Этот столь многим чреватый (отнюдь не в буквальном смысле!) женский образ явился ко мне в то время (осенью 1966 года), когда я уже добрался до середины одной книги и планировал написать три или четыре других вслед за ней. Так что он возник, словно помеха на пути, но помеха такой силы, что вскоре вся ранее задуманная работа стала казаться посягательством на главное дело моей жизни. Когда пишешь, нельзя пренебрегать таким неожиданным всплеском вдохновения, как в той работе, которую делаешь в данный конкретный момент (незапланированное развитие характера, случайно возникший эпизод и т.п.), так и в писательской работе в целом. Следуй за неожиданностями, бойся твердого плана – вот правило, которого нужно держаться.
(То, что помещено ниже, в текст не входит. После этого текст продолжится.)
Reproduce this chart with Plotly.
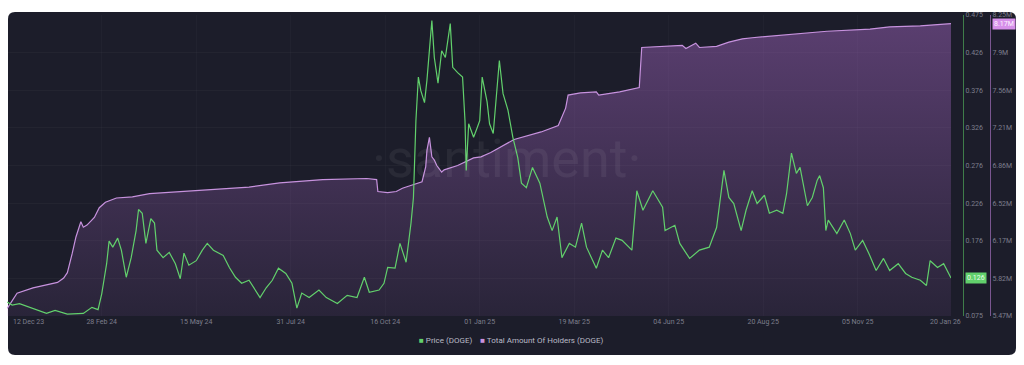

Нарциссизм, или «пигмалионизм», – весьма существенный порок, которым должен обладать каждый писатель. Персонажи (и даже ситуации) подобны детям или возлюбленным: их нужно непрестанно ласкать, выслушивать, тревожиться о них, наблюдать, восхищаться ими. Все эти неизбежные занятия утомительны для их активного партнера – писателя, – и только что-то сродни любви может дать ему необходимую энергию. Я слышал, как некоторые говорят: «Хочу написать книгу». Но желания написать книгу – каким бы страстным оно ни было – недостаточно. Даже заявления «Хочу, чтобы мои создания захватили меня целиком, хочу быть одержим ими» и то недостаточно: все писатели милостью Божьей, все, рожденные быть писателями, одержимы – в древнем, магическом смысле – собственным воображением, причем начинается это задолго до того, как им в голову приходит мысль взяться за перо.
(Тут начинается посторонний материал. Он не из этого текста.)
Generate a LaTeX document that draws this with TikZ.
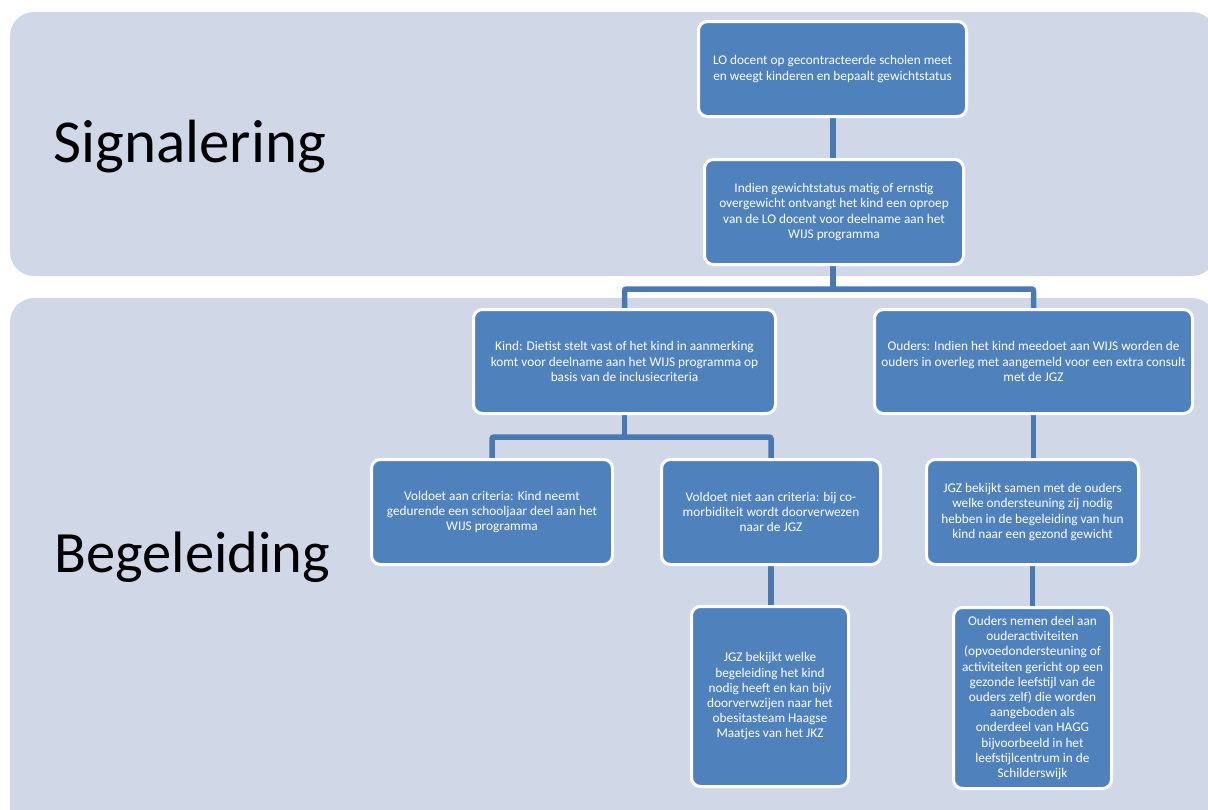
\documentclass[tikz,border=0pt]{standalone}
\usepackage{fontspec}
\setmainfont{Carlito}
\definecolor{band}{HTML}{D0D8E7}
\definecolor{boxblue}{HTML}{4F81BD}
\definecolor{linkblue}{HTML}{4A78B1}
\pgfdeclarelayer{bands}
\pgfdeclarelayer{links}
\pgfsetlayers{bands,links,main}
\tikzset{
  bandshape/.style={fill=band, rounded corners=24pt},
  stepbox/.style={draw=white, line width=3pt, fill=boxblue, rounded corners=9pt,
    text=white, align=center, font=\fontsize{13.3}{15.2}\selectfont, inner sep=1pt},
  conn/.style={draw=linkblue, line width=5.5pt, rounded corners=2pt},
  bandlabel/.style={anchor=west, text=black}
}
\begin{document}
\begin{tikzpicture}[x=1pt, y=-1pt]
\useasboundingbox (0,0) rectangle (1208,809);
\begin{pgfonlayer}{bands}
  \clip (0,0) rectangle (1208,809);
  \fill[bandshape] (10,12) rectangle (1216,276);
  \fill[bandshape] (10,298) rectangle (1216,840);
\end{pgfonlayer}

\node[bandlabel, font=\fontsize{61}{70}\selectfont] (sig) at (50,147) {Signalering};
\node[bandlabel, font=\fontsize{58.5}{68}\selectfont] (beg) at (51,557) {Begeleiding};

\node[stepbox, minimum width=268pt, minimum height=95pt] (b1) at (832.5,69)
  {LO docent op gecontracteerde scholen meet\\en weegt kinderen en bepaalt gewichtstatus};
\node[stepbox, minimum width=259pt, minimum height=105pt] (b2) at (834,212)
  {Indien gewichtstatus matig of ernstig\\overgewicht ontvangt het kind een oproep\\van de LO docent voor deelname aan het\\WIJS programma};
\node[stepbox, minimum width=302pt, minimum height=104pt] (b3) at (624.5,361.5)
  {Kind: Dietist stelt vast of het kind in aanmerking\\komt voor deelname aan het WIJS programma op\\basis van de inclusiecriteria};
\node[stepbox, minimum width=318pt, minimum height=104pt] (b4) at (1033.5,361.5)
  {Ouders: Indien het kind meedoet aan WIJS worden de\\ouders in overleg met aangemeld voor een extra consult\\met de JGZ};
\node[stepbox, minimum width=241pt, minimum height=105pt] (b5) at (492,512)
  {Voldoet aan criteria: Kind neemt\\gedurende een schooljaar deel aan het\\WIJS programma};
\node[stepbox, minimum width=219pt, minimum height=105pt] (b6) at (771,512)
  {Voldoet niet aan criteria: bij co-\\morbiditeit wordt doorverwezen\\naar de JGZ};
\node[stepbox, minimum width=212pt, minimum height=105pt] (b7) at (1032.5,512)
  {JGZ bekijkt samen met de ouders\\welke ondersteuning zij nodig\\hebben in de begeleiding van hun\\kind naar een gezond gewicht};
\node[stepbox, minimum width=157pt, minimum height=180pt] (b8) at (770,696.5)
  {JGZ bekijkt welke\\begeleiding het kind\\nodig heeft en kan bijv\\doorverwzijen naar het\\obesitasteam Haagse\\Maatjes van het JKZ};
\node[stepbox, minimum width=158pt, minimum height=181pt] (b9) at (1032.5,698)
  {Ouders nemen deel aan\\ouderactiviteiten\\(opvoedondersteuning of\\activiteiten gericht op een\\gezonde leefstijl van de\\ouders zelf) die worden\\aangeboden als\\onderdeel van HAGG\\bijvoorbeeld in het\\leefstijlcentrum in de\\Schilderswijk};

\coordinate (split1) at (833,289);
\coordinate (split2) at (624.5,437);

\begin{pgfonlayer}{links}
  \draw[conn] (b1.south -| split1) -- (b2.north -| split1);
  \draw[conn] (b2.south -| split1) -- (split1);
  \draw[conn] (b3.north) -- (b3.north |- split1) -| (b4.north);
  \draw[conn] (b3.south) -- (split2);
  \draw[conn] (b5.north) -- (b5.north |- split2) -| (b6.north);
  \draw[conn] (b6.south) -- (b8.north -| b6.south);
  \draw[conn] (b4.south) -- (b7.north -| b4.south);
  \draw[conn] (b7.south -| b9.north) -- (b9.north);
\end{pgfonlayer}
\end{tikzpicture}
\end{document}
Счастливая случайность – неожиданный всплеск вдохновения, – разумеется, идет вразрез со всеми правилами писательского труда, и звучит это выражение в лучшем случае по-детски, в худшем – инфантильно. Я полагаю, что общепринятый метод творчества требует прежде всего решить, что ты хочешь сказать, представить, что ты об этом знаешь по собственному опыту, а затем привести то и другое в соответствие. Я испробовал этот метод, взявшись за тему, к которой пришел аналитическим путем, и выстроил цепочку персонажей, каждый из которых выражал что-то определенное; однако рукописи мои постыдно истаивали прямо на глазах. «Маг» (написанный раньше «Коллекционера», замысел которого тоже родился из одного-единственного образа) был неожиданно рожден в результате вполне банального посещения виллы на одном из греческих островов; там не произошло ровно ничего необычного. Но подсознательно я все возвращался, все приезжал на эту виллу: что-то стремилось там произойти, что-то, чего не произошло со мной, когда я там был. Почему именно эта вилла, именно это посещение стало стартовой площадкой для романа среди многих тысяч других равновероятных, я не знаю. Всего месяц назад кто-то показал мне фотоснимки этой виллы, сделанные совсем недавно: там сейчас никто не живет, вилла заброшена, и это всего-навсего заброшенная вилла, ничего более. Тайна магического значения, которое она вдруг возымела для меня пятнадцать лет назад, так и остается тайной.